* Start *
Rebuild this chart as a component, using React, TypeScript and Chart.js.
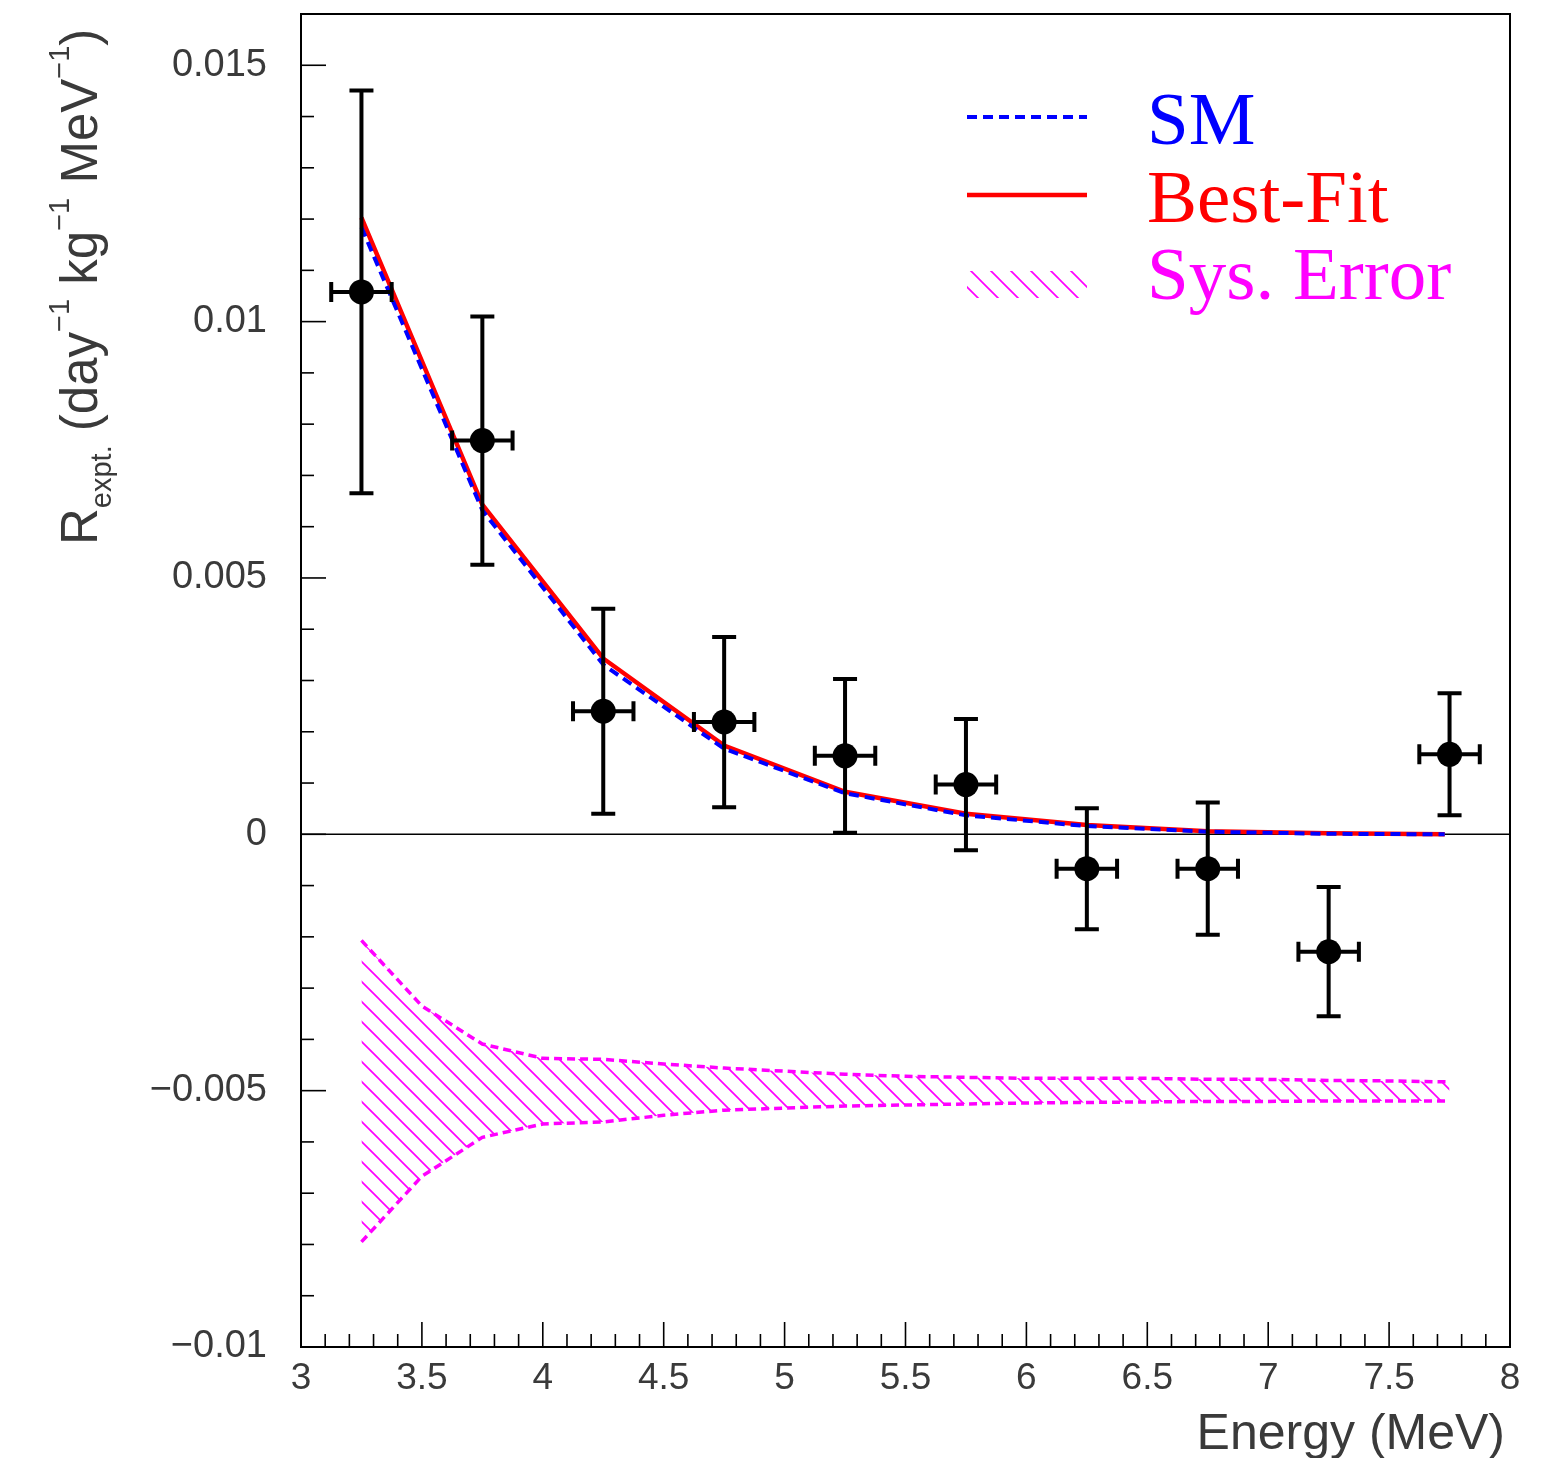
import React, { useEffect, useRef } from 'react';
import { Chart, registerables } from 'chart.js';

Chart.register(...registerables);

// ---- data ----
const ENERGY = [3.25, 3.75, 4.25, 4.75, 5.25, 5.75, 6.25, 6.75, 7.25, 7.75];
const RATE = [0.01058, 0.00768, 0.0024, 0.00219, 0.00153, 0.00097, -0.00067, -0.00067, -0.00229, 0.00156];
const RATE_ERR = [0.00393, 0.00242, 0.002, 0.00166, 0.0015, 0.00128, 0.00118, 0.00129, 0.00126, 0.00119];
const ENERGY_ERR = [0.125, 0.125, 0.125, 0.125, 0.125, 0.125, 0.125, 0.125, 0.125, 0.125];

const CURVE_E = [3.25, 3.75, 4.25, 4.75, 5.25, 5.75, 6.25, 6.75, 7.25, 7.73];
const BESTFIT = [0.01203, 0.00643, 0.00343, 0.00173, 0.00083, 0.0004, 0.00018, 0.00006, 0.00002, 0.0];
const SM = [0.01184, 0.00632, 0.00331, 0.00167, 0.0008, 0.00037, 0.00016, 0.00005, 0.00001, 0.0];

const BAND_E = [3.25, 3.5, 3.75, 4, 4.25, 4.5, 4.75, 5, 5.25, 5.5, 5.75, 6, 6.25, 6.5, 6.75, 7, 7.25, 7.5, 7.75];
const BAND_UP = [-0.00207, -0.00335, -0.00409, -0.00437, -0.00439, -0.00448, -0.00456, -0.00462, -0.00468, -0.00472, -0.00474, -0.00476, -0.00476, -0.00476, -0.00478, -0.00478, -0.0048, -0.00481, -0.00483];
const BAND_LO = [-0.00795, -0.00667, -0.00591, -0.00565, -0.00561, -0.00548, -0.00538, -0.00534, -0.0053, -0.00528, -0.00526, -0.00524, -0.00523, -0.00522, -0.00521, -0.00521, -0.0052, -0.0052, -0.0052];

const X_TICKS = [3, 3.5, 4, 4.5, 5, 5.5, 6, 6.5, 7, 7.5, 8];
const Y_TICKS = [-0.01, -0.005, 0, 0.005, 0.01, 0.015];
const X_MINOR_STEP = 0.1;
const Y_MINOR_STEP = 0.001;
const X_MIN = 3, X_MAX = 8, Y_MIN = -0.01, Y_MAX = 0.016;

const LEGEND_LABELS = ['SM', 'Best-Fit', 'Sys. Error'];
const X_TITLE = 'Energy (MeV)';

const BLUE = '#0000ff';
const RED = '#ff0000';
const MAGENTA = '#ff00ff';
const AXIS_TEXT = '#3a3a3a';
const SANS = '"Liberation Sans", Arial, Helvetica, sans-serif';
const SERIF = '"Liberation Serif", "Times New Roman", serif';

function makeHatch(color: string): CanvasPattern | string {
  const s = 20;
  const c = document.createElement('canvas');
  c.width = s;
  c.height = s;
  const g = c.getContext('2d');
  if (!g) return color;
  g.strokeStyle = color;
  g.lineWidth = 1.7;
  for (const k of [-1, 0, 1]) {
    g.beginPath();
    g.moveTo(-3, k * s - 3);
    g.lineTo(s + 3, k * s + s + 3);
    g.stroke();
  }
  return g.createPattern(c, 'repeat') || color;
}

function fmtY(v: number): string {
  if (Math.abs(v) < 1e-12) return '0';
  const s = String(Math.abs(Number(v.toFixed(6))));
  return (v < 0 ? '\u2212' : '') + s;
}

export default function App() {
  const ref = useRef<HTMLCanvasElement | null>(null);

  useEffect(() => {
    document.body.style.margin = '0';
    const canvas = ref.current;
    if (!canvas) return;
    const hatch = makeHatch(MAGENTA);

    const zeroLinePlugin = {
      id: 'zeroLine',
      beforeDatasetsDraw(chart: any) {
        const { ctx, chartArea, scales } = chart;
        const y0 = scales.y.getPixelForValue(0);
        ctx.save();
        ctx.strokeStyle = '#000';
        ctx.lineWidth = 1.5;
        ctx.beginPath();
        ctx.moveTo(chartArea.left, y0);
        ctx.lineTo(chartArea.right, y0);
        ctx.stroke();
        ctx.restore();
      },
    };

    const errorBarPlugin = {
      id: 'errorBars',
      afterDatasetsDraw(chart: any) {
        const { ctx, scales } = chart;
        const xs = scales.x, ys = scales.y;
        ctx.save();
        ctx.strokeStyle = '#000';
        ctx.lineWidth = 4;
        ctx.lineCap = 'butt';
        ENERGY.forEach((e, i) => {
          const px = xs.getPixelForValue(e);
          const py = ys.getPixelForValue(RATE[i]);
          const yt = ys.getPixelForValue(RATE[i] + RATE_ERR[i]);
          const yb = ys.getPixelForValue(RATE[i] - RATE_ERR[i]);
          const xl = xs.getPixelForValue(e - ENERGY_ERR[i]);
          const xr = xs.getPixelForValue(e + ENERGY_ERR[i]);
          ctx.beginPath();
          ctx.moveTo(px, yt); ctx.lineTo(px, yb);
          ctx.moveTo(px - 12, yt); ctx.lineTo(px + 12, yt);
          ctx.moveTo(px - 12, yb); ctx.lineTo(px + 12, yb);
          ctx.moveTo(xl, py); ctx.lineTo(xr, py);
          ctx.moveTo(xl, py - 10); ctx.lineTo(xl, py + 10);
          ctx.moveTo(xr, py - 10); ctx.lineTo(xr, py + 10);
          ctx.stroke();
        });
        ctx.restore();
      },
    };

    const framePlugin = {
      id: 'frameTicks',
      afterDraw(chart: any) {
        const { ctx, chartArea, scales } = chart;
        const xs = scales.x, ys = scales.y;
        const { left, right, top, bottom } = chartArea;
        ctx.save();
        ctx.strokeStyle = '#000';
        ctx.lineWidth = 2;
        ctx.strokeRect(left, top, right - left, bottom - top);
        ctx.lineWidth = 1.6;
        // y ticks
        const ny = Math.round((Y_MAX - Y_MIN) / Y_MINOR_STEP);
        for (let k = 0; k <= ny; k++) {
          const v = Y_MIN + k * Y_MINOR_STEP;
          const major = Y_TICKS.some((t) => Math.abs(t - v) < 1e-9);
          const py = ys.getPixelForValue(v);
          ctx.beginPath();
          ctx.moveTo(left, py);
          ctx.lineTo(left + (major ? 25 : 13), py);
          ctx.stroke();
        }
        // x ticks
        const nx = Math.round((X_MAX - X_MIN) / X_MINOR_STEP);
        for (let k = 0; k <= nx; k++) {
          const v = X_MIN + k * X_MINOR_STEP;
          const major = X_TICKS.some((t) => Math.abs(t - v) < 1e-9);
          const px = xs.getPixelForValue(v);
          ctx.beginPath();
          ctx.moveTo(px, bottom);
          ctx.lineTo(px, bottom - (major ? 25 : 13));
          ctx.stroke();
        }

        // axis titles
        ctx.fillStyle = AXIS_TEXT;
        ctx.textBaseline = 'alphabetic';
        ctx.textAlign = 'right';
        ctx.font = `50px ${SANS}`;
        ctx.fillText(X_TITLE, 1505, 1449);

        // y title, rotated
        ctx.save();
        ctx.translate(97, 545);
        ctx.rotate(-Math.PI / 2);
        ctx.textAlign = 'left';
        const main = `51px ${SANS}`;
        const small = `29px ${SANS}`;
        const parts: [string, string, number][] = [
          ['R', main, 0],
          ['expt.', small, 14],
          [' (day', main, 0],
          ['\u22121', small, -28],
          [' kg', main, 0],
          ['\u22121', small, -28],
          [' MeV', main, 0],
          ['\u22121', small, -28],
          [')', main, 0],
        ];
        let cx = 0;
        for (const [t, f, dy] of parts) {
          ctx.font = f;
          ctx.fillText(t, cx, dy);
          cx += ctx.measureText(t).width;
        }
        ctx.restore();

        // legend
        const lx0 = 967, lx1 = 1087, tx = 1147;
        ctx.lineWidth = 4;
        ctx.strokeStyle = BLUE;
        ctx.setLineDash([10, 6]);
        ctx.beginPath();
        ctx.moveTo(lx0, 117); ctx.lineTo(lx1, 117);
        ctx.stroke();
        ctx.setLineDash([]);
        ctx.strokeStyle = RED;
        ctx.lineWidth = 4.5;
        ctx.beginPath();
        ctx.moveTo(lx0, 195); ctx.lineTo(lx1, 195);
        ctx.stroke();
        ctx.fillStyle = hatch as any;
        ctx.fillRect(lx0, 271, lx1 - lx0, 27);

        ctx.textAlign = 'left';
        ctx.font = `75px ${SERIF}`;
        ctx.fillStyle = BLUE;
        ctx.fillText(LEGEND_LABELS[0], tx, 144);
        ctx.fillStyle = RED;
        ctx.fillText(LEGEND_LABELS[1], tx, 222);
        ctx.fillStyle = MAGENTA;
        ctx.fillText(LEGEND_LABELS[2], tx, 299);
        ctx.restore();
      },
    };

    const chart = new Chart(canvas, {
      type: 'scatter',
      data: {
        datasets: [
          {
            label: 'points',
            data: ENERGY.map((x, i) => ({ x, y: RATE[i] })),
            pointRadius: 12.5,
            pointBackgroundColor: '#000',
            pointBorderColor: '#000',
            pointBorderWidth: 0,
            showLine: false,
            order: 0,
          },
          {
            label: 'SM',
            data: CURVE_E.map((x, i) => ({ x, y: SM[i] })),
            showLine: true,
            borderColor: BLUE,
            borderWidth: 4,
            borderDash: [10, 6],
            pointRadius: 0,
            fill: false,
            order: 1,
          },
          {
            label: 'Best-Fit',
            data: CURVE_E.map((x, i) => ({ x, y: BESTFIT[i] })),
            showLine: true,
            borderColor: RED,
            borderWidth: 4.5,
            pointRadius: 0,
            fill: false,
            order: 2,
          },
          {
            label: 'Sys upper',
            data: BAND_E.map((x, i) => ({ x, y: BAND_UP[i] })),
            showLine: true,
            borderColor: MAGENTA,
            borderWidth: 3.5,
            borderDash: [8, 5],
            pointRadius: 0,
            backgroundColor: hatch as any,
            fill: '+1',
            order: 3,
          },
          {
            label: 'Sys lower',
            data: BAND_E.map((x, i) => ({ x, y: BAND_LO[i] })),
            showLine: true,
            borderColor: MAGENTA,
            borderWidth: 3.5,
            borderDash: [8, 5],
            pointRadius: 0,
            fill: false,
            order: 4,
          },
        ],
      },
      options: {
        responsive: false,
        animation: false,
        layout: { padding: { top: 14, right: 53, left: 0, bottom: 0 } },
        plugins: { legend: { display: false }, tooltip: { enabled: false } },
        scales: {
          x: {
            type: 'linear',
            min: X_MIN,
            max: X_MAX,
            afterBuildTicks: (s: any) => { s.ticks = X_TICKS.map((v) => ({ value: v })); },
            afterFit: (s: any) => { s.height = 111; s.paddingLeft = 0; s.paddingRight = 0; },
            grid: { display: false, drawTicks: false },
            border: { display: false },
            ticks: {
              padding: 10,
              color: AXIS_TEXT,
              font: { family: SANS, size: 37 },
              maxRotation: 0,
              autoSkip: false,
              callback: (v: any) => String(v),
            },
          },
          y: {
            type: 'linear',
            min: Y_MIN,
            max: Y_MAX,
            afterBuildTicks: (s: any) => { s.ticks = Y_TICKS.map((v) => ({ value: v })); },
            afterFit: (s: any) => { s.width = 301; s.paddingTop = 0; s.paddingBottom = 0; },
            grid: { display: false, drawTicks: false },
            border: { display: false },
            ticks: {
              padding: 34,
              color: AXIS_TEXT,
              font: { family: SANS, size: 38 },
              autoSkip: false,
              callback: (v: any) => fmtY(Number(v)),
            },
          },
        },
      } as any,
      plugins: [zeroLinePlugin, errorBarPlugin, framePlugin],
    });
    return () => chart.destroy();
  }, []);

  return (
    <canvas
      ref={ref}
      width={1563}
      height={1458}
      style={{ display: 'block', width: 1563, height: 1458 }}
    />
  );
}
* End *
▸ WRITTEN EXERCISE: Write out each line of the listing above, exactly, from its first line to the line holding "Chart.register(...registerables);", inclusive. Skip the pictures.

▸ SOLUTION TO THIS EXERCISE:
Rebuild this chart as a component, using React, TypeScript and Chart.js.
import React, { useEffect, useRef } from 'react';
import { Chart, registerables } from 'chart.js';

Chart.register(...registerables);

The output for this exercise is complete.